From Craft to Design Thinking, and Back Again
When I tell people I am a designer, I often get a difficult question. “What do you design?” This is a real pickle: recently the practice of design has become so nebulous and all-encompassing that the word as we classically understand it seems to have lost some of its connotations. It’s easy for a person to conceive of an architect designing a house, but designing a business strategy or public health service is harder to imagine. As both a woodworker and a design thinker, I have a stake in the traditional and material understandings of design, and in that big intangible process of design thinking. What I hope to show here, to friends in craft and industrial design, as well as in business strategy and public policy, is that these practices aren’t incongruous at all. From a milking stool to a neighborhood redevelopment, all designs are complex systems.

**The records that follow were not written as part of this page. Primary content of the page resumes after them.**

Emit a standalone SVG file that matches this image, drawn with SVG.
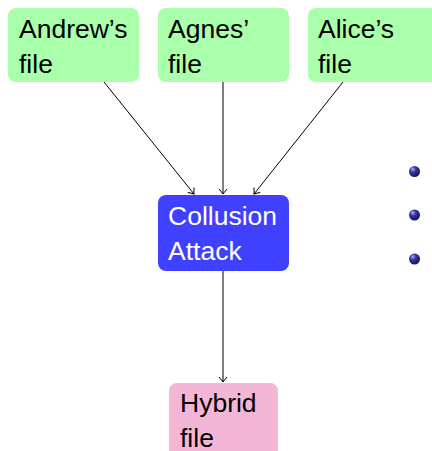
<svg xmlns="http://www.w3.org/2000/svg" width="432" height="451" viewBox="0 0 432 451">
  <style>
    .lbl { font-family: "Liberation Sans", Arial, sans-serif; font-size: 26.5px; fill: #000; }
    .lbl.white { fill: #fff; }
    .src { fill: #aaffaa; }
    .atk { fill: #4040ff; }
    .out { fill: #f4b6d6; }
    .edge { stroke: #000; stroke-width: 1; fill: none; }
  </style>
  <defs>
    <marker id="arrow" viewBox="-6 -5 8 10" refX="0" refY="0" markerWidth="8" markerHeight="10" markerUnits="userSpaceOnUse" orient="auto">
      <path d="M-5,-4 Q-1.5,-1 0,0 Q-1.5,1 -5,4" fill="none" stroke="#000" stroke-width="1"/>
    </marker>
    <radialGradient id="ball" cx="0.35" cy="0.3" r="0.75">
      <stop offset="0" stop-color="#b0b0ff"/>
      <stop offset="0.35" stop-color="#3a3aa8"/>
      <stop offset="1" stop-color="#10104a"/>
    </radialGradient>
  </defs>

  <g id="andrew">
    <rect class="src" x="8" y="8" width="131" height="74" rx="8"/>
    <text class="lbl" x="19" y="38">Andrew’s</text>
    <text class="lbl" x="19" y="73">file</text>
  </g>
  <g id="agnes">
    <rect class="src" x="158" y="8" width="131" height="74" rx="8"/>
    <text class="lbl" x="168" y="38">Agnes’</text>
    <text class="lbl" x="168" y="73">file</text>
  </g>
  <g id="alice">
    <rect class="src" x="308" y="8" width="131" height="74" rx="8"/>
    <text class="lbl" x="318" y="38">Alice’s</text>
    <text class="lbl" x="318" y="73">file</text>
  </g>
  <g id="collusion">
    <rect class="atk" x="158" y="195" width="131" height="76" rx="8"/>
    <text class="lbl white" x="168" y="225">Collusion</text>
    <text class="lbl white" x="168" y="260">Attack</text>
  </g>
  <g id="hybrid">
    <rect class="out" x="169" y="383" width="109" height="80" rx="8"/>
    <text class="lbl" x="180" y="412">Hybrid</text>
    <text class="lbl" x="180" y="447">file</text>
  </g>

  <g id="connectors">
    <line class="edge" x1="104" y1="82" x2="194" y2="194" marker-end="url(#arrow)"/>
    <line class="edge" x1="223" y1="82" x2="223" y2="194" marker-end="url(#arrow)"/>
    <line class="edge" x1="343" y1="82" x2="254" y2="194" marker-end="url(#arrow)"/>
    <line class="edge" x1="223" y1="271" x2="223" y2="382" marker-end="url(#arrow)"/>
  </g>

  <g id="bullets">
    <circle cx="414.5" cy="171.5" r="5.5" fill="url(#ball)"/>
    <circle cx="414.5" cy="215" r="5.5" fill="url(#ball)"/>
    <circle cx="414.5" cy="259" r="5.5" fill="url(#ball)"/>
  </g>
</svg>
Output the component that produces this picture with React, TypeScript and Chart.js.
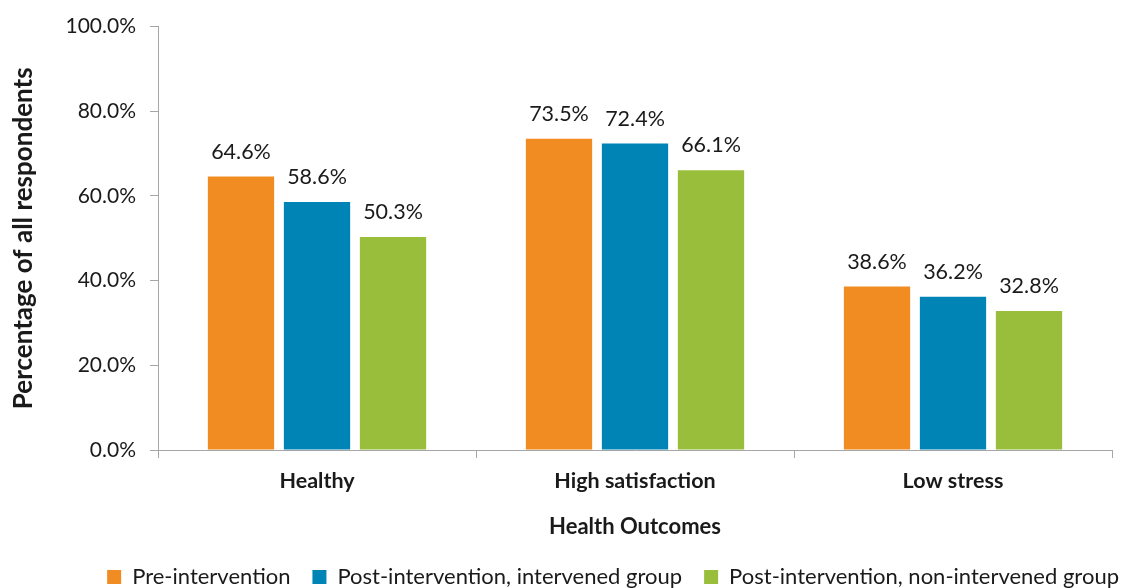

A few weeks ago I had a conversation with someone at a service design firm in Toronto. Out of both commercial necessity and belief in the service design process, this person was interested in how service designers and design thinkers can better articulate their skills and approaches to potential clients, who might come to them simply expecting a website redesign. He specifically talked about how crucial it is to design both strategically and tactically— in my mind, how to design the plan from afar, and then actualize it from within. Figuring out the best ways to do this is a continually evolving quest for the field of service and systems design, but the conversation immediately reminded me of two inspirations to me as a builder and woodworker: The Prickly Mountain homes of the 1960’s and 70’s, and Enzo Mari’s Autoproteggazione?. Both are examples of classically trained designers asking questions of the wider systems of their designs by working materially on their craft, and making that process available to others.
In the 1960’s, a group of architects from Yale University bought 400 acres of land in Central Vermont. Disenchanted with the idea of spending a career rendering architectural plans and handing them off to builders, David Sellers and several classmates set out to start building houses themselves— with absolutely no drawings or plans. These structures are designed tactically as a rule, each next step informed by the affordances of what has already been built. The houses drew national attention, especially from other architects enchanted by the process.
The tactical nature of these designs was radical in the early ’70’s, and still is today. It allowed for exploration that simply would not have been possible in the traditional architect/builder relationship. As design theorist Cameron Tomkinwise notes, “Designers, at their best, should be always mindful that what they are creating is never just a product, but a production.” In joining the processes of design and build, these productions re-ignited a conversation between creative conception and construction still ongoing.
At the same time, Italian furniture designer Enzo Mari was working hard to put his work in line with his socialist values, with mixed results. He believed that everyone should have access to good design, and strived to create furniture that would be affordable to people with modest means. After a number of commercial failures, it occurred to Mari that his clientele might need some knowledge of furniture construction in order to be able to discern well-made furniture. In 1974 he published Autoprogettazione? — a book of plans for household furniture from tables, to shelves, bed frames to chairs, all of which could be constructed at home with a saw, hammer, nails, and cheap and readily available knotty pine. Mari hoped that these plans would give people the opportunity to own beautiful and functional furniture on the cheap, and, through the process of building it themselves, develop a discerning appreciation for well-made furniture. With Autoprogettazione? Enzo Mari laid out plans for not only furniture, but also for an intelligent and interested clientele.
The work of the Prickly Mountain architects and Enzo Mari stand as a reminder that material mastery and complex social design are not only congruent, but perhaps even necessary to each other. The Prickly Mountain architects broke out of their normative professional duties to explore new possibilities tactically through material experimentation. Enzo Mari used his own material expertise strategically, effectively developing teaching materials that would allow his clientele to explore the possibilities of furniture for themselves. It is probably too reductive to say that design is the strategy to the tactics of craftmanship. Instead, these examples serve as a reminder to people with material skills that they are well set up to think socially and strategically— and also, to those of us who specialize in thinking socially and strategically, that material thinking is an indispensable tactic in the exploration of complex problems.